Rather significantly, it appears that SPH and Mediacorp have also neglected to report the letter sent by the UN Special Rapporteur David Kaye to PM Lee urging him to withdraw the proposed legislation and provide additional time for legislative and public consideration to ensure that the Bill aligns with international human rights standards.

In his letter, Mr Kaye argued that the impending legislation would serve as the basis to deter fully legitimate speech – including public debate, criticism of government policy and political dissent – as well as serving as a model for far-reaching restrictions on vague and discretionary grounds of falsity.

Mr Kaye wrote, “In my experience as Special Rapporteur, I have seen laws against “false information” be used to target journalists, activists, and others, and the proliferation of such laws are cause for grave concern.”

Finally and to date (30 April), both media conglomerates have also not reported the event held at Hong Ling Park which saw over 250 members of the public gather at to discuss their concerns over the fake news bill. Speakers at the event included lawyer and advocate Khush Chopra, former politician and founder of Asia Centre Dr James Gomez, media professional and political activist Brad Bowyer, and activist and former social worker Chan Wai Han.

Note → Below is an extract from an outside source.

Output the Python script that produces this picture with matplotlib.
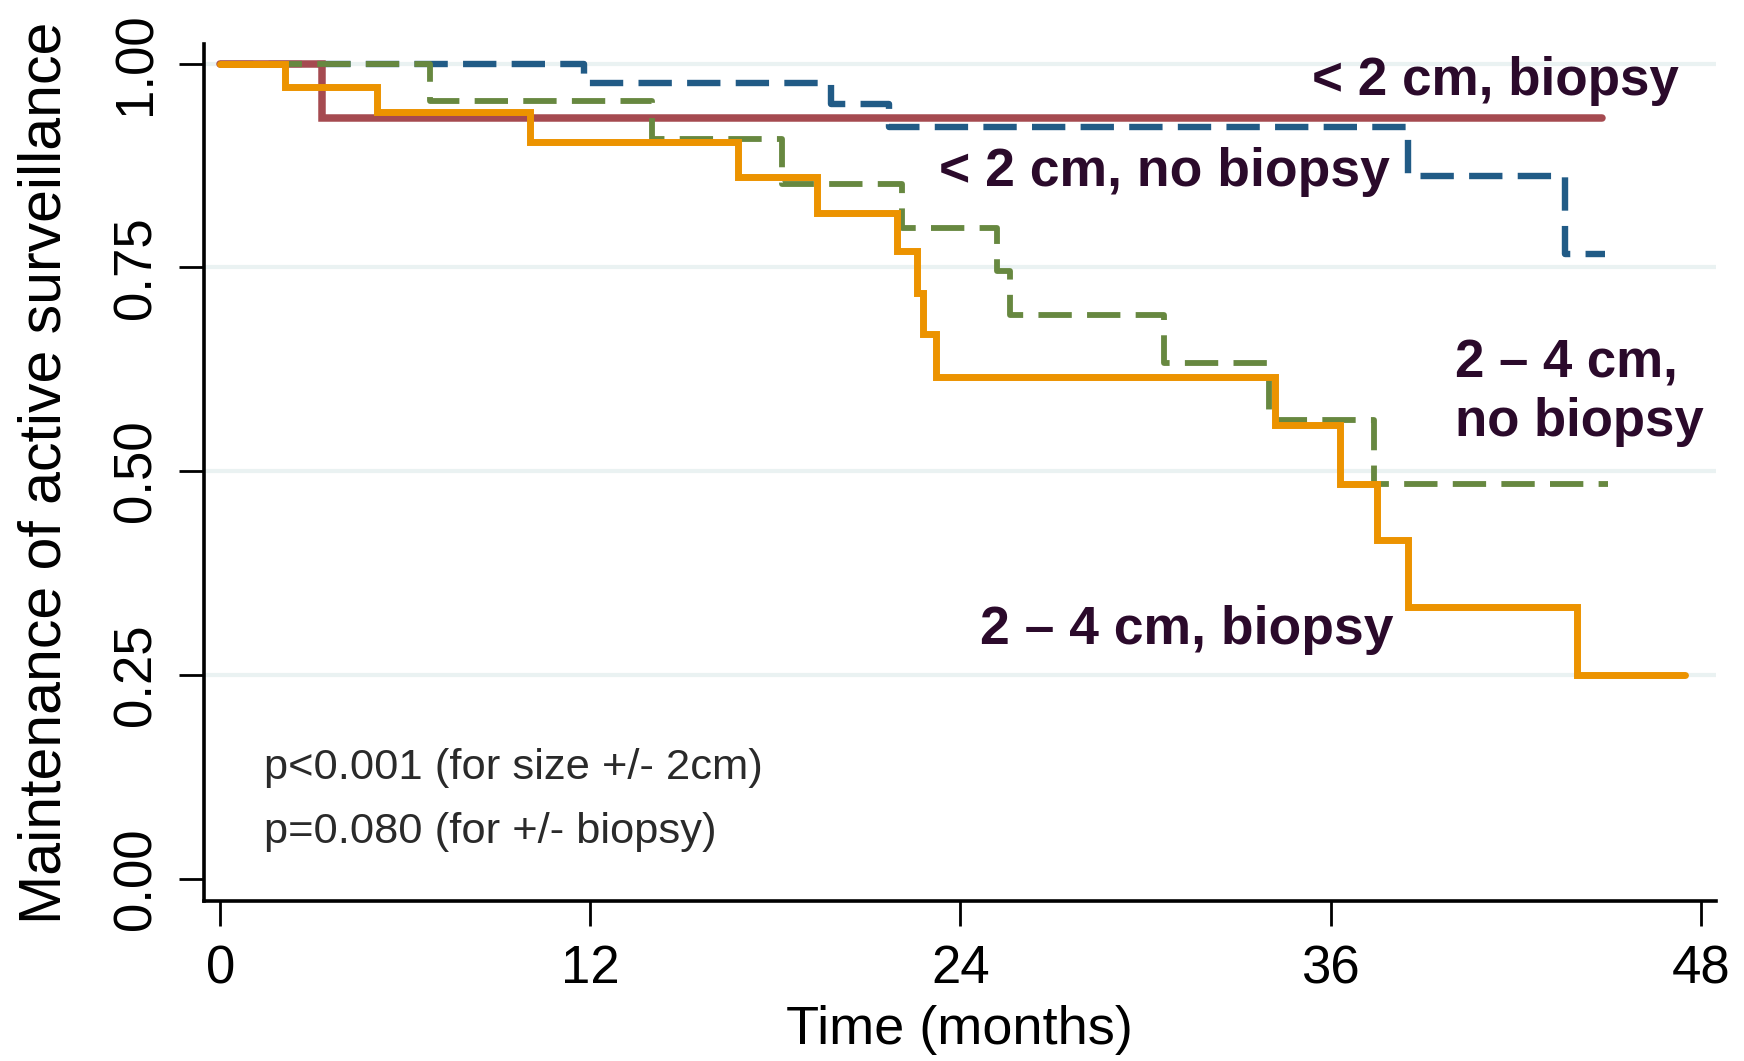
import matplotlib
matplotlib.use("Agg")
import matplotlib.pyplot as plt

# ---- data ----
red_t = [0, 3.3, 44.8]
red_s = [1.0, 0.933, 0.933]

blue_t = [0, 11.8, 19.8, 21.7, 38.5, 43.6, 44.9]
blue_s = [1.0, 0.976, 0.950, 0.922, 0.862, 0.766, 0.766]

green_t = [0, 6.8, 14.0, 18.2, 22.1, 25.2, 25.6, 30.6, 34.0, 37.4, 45.0]
green_s = [1.0, 0.954, 0.907, 0.852, 0.798, 0.745, 0.691, 0.633, 0.563, 0.484, 0.484]

orange_t = [0, 2.1, 5.1, 10.05, 16.8, 19.35, 21.95, 22.6, 22.8, 23.2, 34.2, 36.3, 37.5, 38.5, 44.0, 47.5]
orange_s = [1.0, 0.971, 0.940, 0.904, 0.861, 0.817, 0.770, 0.718, 0.668, 0.616, 0.556, 0.484, 0.416, 0.333, 0.250, 0.250]

x_ticks = [0, 12, 24, 36, 48]
y_ticks = [0.00, 0.25, 0.50, 0.75, 1.00]
y_ticklabels = ["0.00", "0.25", "0.50", "0.75", "1.00"]

labels = ["< 2 cm, biopsy", "< 2 cm, no biopsy", "2 \u2013 4 cm,\nno biopsy", "2 \u2013 4 cm, biopsy"]
pvals = ["p<0.001 (for size +/- 2cm)", "p=0.080 (for +/- biopsy)"]

# ---- style ----
plt.rcParams['font.family'] = ['Liberation Sans', 'DejaVu Sans']
plt.rcParams['lines.scale_dashes'] = False

C_RED = "#A54A50"
C_BLUE = "#215B86"
C_GREEN = "#678840"
C_ORANGE = "#EC9300"
C_TEXT = "#2B0A2B"
C_GRID = "#EAF2F2"

fig = plt.figure(figsize=(17.44, 10.61), dpi=100)
ax = fig.add_axes([0.1167, 0.1508, 0.984 - 0.1167, 0.9585 - 0.1508])

for yv in y_ticks[1:]:
    ax.axhline(yv, color=C_GRID, lw=3.0, zorder=0)

dash = (0, (24, 11))
ax.step(blue_t, blue_s, where='post', color=C_BLUE, lw=4.6, ls=dash,
        dash_capstyle='butt', zorder=2)
ax.step(red_t, red_s, where='post', color=C_RED, lw=5.4, zorder=3,
        solid_capstyle='round', solid_joinstyle='miter')
ax.step(green_t, green_s, where='post', color=C_GREEN, lw=4.2, ls=dash,
        dash_capstyle='butt', zorder=4)
ax.step(orange_t, orange_s, where='post', color=C_ORANGE, lw=5.0, zorder=5,
        solid_capstyle='round', solid_joinstyle='miter')

ax.set_xlim(-0.54, 48.5)
ax.set_ylim(-0.0276, 1.024)

ax.set_xticks(x_ticks)
ax.set_xticklabels([str(v) for v in x_ticks])
ax.set_yticks(y_ticks)
ax.set_yticklabels(y_ticklabels, rotation=90, va='center')

ax.tick_params(axis='both', which='major', length=18, width=2.0, labelsize=38,
               direction='out', color='black')
ax.tick_params(axis='y', pad=12)
ax.tick_params(axis='x', pad=13)

for s in ['top', 'right']:
    ax.spines[s].set_visible(False)
for s in ['left', 'bottom']:
    ax.spines[s].set_linewidth(2.6)

ax.set_xlabel("Time (months)", fontsize=39, labelpad=8)
ax.set_ylabel("Maintenance of active surveillance", fontsize=42.5, labelpad=28)

ax.text(35.4, 0.979, labels[0], fontsize=38.2, fontweight='bold', color=C_TEXT,
        ha='left', va='center')
ax.text(23.3, 0.867, labels[1], fontsize=38.5, fontweight='bold', color=C_TEXT,
        ha='left', va='center')
ax.text(40.05, 0.596, labels[2], fontsize=38, fontweight='bold', color=C_TEXT,
        ha='left', va='center', linespacing=1.2)
ax.text(24.64, 0.3055, labels[3], fontsize=38.5, fontweight='bold', color=C_TEXT,
        ha='left', va='center')

ax.text(1.42, 0.136, pvals[0], fontsize=31.3, color="#2a2a2a", ha='left', va='center')
ax.text(1.42, 0.057, pvals[1], fontsize=31.3, color="#2a2a2a", ha='left', va='center')

fig.savefig("out.png", dpi=100)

The 2.5 hour event saw concerned Singaporeans, young and old, showing up to make a stand to protect the freedom of speech which they feel the bill threatens.

Looking at all these concerns raised by these groups on POFMA, it’s surprising to see Straits Times (under SPH) and Mediacorp sites Channel NewsAsia and Today Online – who have been constantly updating the public on the Government’s points and arguments for POFMA – fail to report on the different perspectives and worries that were brought up by these various important parties.